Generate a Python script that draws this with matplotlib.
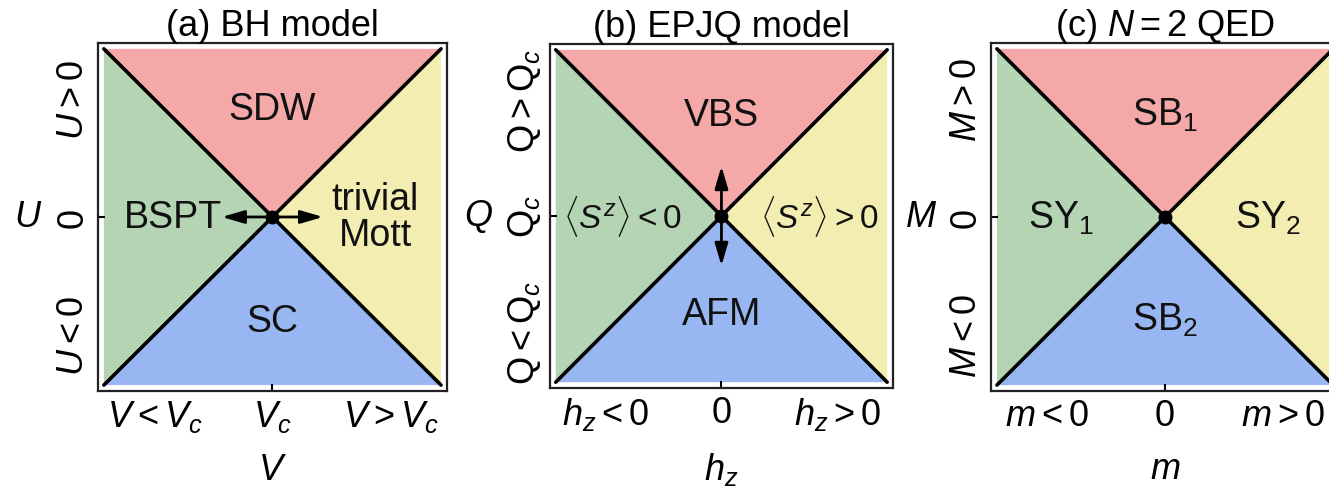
import matplotlib
matplotlib.use("Agg")
import matplotlib.pyplot as plt

plt.rcParams['font.family'] = ['Liberation Sans', 'DejaVu Sans']
plt.rcParams['mathtext.fontset'] = 'custom'
plt.rcParams['mathtext.rm'] = 'Liberation Sans'
plt.rcParams['mathtext.it'] = 'Liberation Sans:italic'
plt.rcParams['mathtext.bf'] = 'Liberation Sans:bold'

# panel texts
titles = ["(a) BH model", "(b) EPJQ model", r"(c) $N = 2$ QED"]
xlabels = [r"$V$", r"$h_z$", r"$m$"]
ylabels = [r"$U$", r"$Q$", r"$M$"]
xticklabels = [[r"$V<V_c$", r"$V_c$", r"$V>V_c$"],
               [r"$h_z<0$", "0", r"$h_z>0$"],
               [r"$m<0$", "0", r"$m>0$"]]
yticklabels = [[r"$U<0$", "0", r"$U>0$"],
               [r"$\mathrm{Q}<\mathrm{Q}_c$", r"$\mathrm{Q}_c$", r"$\mathrm{Q}>\mathrm{Q}_c$"],
               [r"$M<0$", "0", r"$M>0$"]]
tick_pos = [-0.7, 0, 0.7]

# phase names: top, left, right, bottom
phases = [["SDW", "BSPT", "trivial\nMott", "SC"],
          ["VBS", r"$\langle S^z\rangle<0$", r"$\langle S^z\rangle>0$", "AFM"],
          ["SB$_1$", "SY$_1$", "SY$_2$", "SB$_2$"]]
phase_colors = ["#f4a9a8", "#b4d4b4", "#f4edb2", "#98b6f1"]
label_xy = [[(0, 0.64), (-0.3, 0), (0.61, 0), (0, -0.62)],
            [(0, 0.61), (-0.6, 0), (0.59, 0), (0, -0.59)],
            [(0, 0.61), (-0.62, 0), (0.61, 0), (0, -0.61)]]
label_size = [[27, 27, 27, 27],
              [27, 24, 24, 27],
              [27, 27, 27, 27]]
arrow_dir = ["h", "v", None]
arrow_len = 0.3

boxes = [[0.0737, 0.1984, 0.2626, 0.7117],
         [0.4138, 0.2045, 0.2581, 0.7035],
         [0.7457, 0.1984, 0.2619, 0.7117]]

fig = plt.figure(figsize=(13.29, 4.89), dpi=100)

for i in range(3):
    ax = fig.add_axes(boxes[i])
    # four triangular regions meeting at the critical point
    tri = [[(-1, 1), (1, 1), (0, 0)],
           [(-1, 1), (-1, -1), (0, 0)],
           [(1, 1), (1, -1), (0, 0)],
           [(-1, -1), (1, -1), (0, 0)]]
    for k in range(4):
        xs = [p[0] for p in tri[k]]
        ys = [p[1] for p in tri[k]]
        ax.fill(xs, ys, color=phase_colors[k], lw=0)
    ax.plot([-1, 1], [1, -1], color='k', lw=2.6, solid_capstyle='round')
    ax.plot([-1, 1], [-1, 1], color='k', lw=2.6, solid_capstyle='round')
    ax.plot([0], [0], 'o', color='k', ms=9)

    if arrow_dir[i] is not None:
        for s in (-1, 1):
            end = (s * arrow_len, 0) if arrow_dir[i] == "h" else (0, s * arrow_len)
            ax.annotate("", xy=end, xytext=(0, 0),
                        arrowprops=dict(arrowstyle="-|>,head_length=0.75,head_width=0.22",
                                        color='k', lw=2, mutation_scale=18,
                                        shrinkA=0, shrinkB=0))

    for k in range(4):
        x, y = label_xy[i][k]
        ha = 'center'
        if i == 0 and k == 1:
            ha = 'right'
        ax.text(x, y, phases[i][k], ha=ha, va='center', fontsize=label_size[i][k],
                color='#111111', linespacing=1.0)

    ax.set_xlim(-1.035, 1.035)
    ax.set_ylim(-1.035, 1.035)
    ax.set_xticks(tick_pos)
    ax.set_yticks(tick_pos)
    ax.set_xticklabels(xticklabels[i], fontsize=26)
    ax.set_yticklabels(yticklabels[i], fontsize=26, rotation=90, va='center')
    ax.tick_params(direction='in', length=5, width=1.5, pad=5, colors='k')
    for t in (0, 2):
        ax.xaxis.get_major_ticks()[t].tick1line.set_visible(False)
        ax.yaxis.get_major_ticks()[t].tick1line.set_visible(False)
    for sp in ax.spines.values():
        sp.set_linewidth(1.6)
        sp.set_color('#222222')

    ax.set_title(titles[i], fontsize=26, pad=6)
    ax.set_xlabel(xlabels[i], fontsize=26, labelpad=13)
    ax.set_ylabel(ylabels[i], fontsize=26, rotation=0, va='center', labelpad=20)

fig.savefig("out.png", dpi=100)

=====

**Short exercise**
Set down the complete material exactly, but do not include the images.

**Result**
Generate a Python script that draws this with matplotlib.
import matplotlib
matplotlib.use("Agg")
import matplotlib.pyplot as plt

plt.rcParams['font.family'] = ['Liberation Sans', 'DejaVu Sans']
plt.rcParams['mathtext.fontset'] = 'custom'
plt.rcParams['mathtext.rm'] = 'Liberation Sans'
plt.rcParams['mathtext.it'] = 'Liberation Sans:italic'
plt.rcParams['mathtext.bf'] = 'Liberation Sans:bold'

# panel texts
titles = ["(a) BH model", "(b) EPJQ model", r"(c) $N = 2$ QED"]
xlabels = [r"$V$", r"$h_z$", r"$m$"]
ylabels = [r"$U$", r"$Q$", r"$M$"]
xticklabels = [[r"$V<V_c$", r"$V_c$", r"$V>V_c$"],
               [r"$h_z<0$", "0", r"$h_z>0$"],
               [r"$m<0$", "0", r"$m>0$"]]
yticklabels = [[r"$U<0$", "0", r"$U>0$"],
               [r"$\mathrm{Q}<\mathrm{Q}_c$", r"$\mathrm{Q}_c$", r"$\mathrm{Q}>\mathrm{Q}_c$"],
               [r"$M<0$", "0", r"$M>0$"]]
tick_pos = [-0.7, 0, 0.7]

# phase names: top, left, right, bottom
phases = [["SDW", "BSPT", "trivial\nMott", "SC"],
          ["VBS", r"$\langle S^z\rangle<0$", r"$\langle S^z\rangle>0$", "AFM"],
          ["SB$_1$", "SY$_1$", "SY$_2$", "SB$_2$"]]
phase_colors = ["#f4a9a8", "#b4d4b4", "#f4edb2", "#98b6f1"]
label_xy = [[(0, 0.64), (-0.3, 0), (0.61, 0), (0, -0.62)],
            [(0, 0.61), (-0.6, 0), (0.59, 0), (0, -0.59)],
            [(0, 0.61), (-0.62, 0), (0.61, 0), (0, -0.61)]]
label_size = [[27, 27, 27, 27],
              [27, 24, 24, 27],
              [27, 27, 27, 27]]
arrow_dir = ["h", "v", None]
arrow_len = 0.3

boxes = [[0.0737, 0.1984, 0.2626, 0.7117],
         [0.4138, 0.2045, 0.2581, 0.7035],
         [0.7457, 0.1984, 0.2619, 0.7117]]

fig = plt.figure(figsize=(13.29, 4.89), dpi=100)

for i in range(3):
    ax = fig.add_axes(boxes[i])
    # four triangular regions meeting at the critical point
    tri = [[(-1, 1), (1, 1), (0, 0)],
           [(-1, 1), (-1, -1), (0, 0)],
           [(1, 1), (1, -1), (0, 0)],
           [(-1, -1), (1, -1), (0, 0)]]
    for k in range(4):
        xs = [p[0] for p in tri[k]]
        ys = [p[1] for p in tri[k]]
        ax.fill(xs, ys, color=phase_colors[k], lw=0)
    ax.plot([-1, 1], [1, -1], color='k', lw=2.6, solid_capstyle='round')
    ax.plot([-1, 1], [-1, 1], color='k', lw=2.6, solid_capstyle='round')
    ax.plot([0], [0], 'o', color='k', ms=9)

    if arrow_dir[i] is not None:
        for s in (-1, 1):
            end = (s * arrow_len, 0) if arrow_dir[i] == "h" else (0, s * arrow_len)
            ax.annotate("", xy=end, xytext=(0, 0),
                        arrowprops=dict(arrowstyle="-|>,head_length=0.75,head_width=0.22",
                                        color='k', lw=2, mutation_scale=18,
                                        shrinkA=0, shrinkB=0))

    for k in range(4):
        x, y = label_xy[i][k]
        ha = 'center'
        if i == 0 and k == 1:
            ha = 'right'
        ax.text(x, y, phases[i][k], ha=ha, va='center', fontsize=label_size[i][k],
                color='#111111', linespacing=1.0)

    ax.set_xlim(-1.035, 1.035)
    ax.set_ylim(-1.035, 1.035)
    ax.set_xticks(tick_pos)
    ax.set_yticks(tick_pos)
    ax.set_xticklabels(xticklabels[i], fontsize=26)
    ax.set_yticklabels(yticklabels[i], fontsize=26, rotation=90, va='center')
    ax.tick_params(direction='in', length=5, width=1.5, pad=5, colors='k')
    for t in (0, 2):
        ax.xaxis.get_major_ticks()[t].tick1line.set_visible(False)
        ax.yaxis.get_major_ticks()[t].tick1line.set_visible(False)
    for sp in ax.spines.values():
        sp.set_linewidth(1.6)
        sp.set_color('#222222')

    ax.set_title(titles[i], fontsize=26, pad=6)
    ax.set_xlabel(xlabels[i], fontsize=26, labelpad=13)
    ax.set_ylabel(ylabels[i], fontsize=26, rotation=0, va='center', labelpad=20)

fig.savefig("out.png", dpi=100)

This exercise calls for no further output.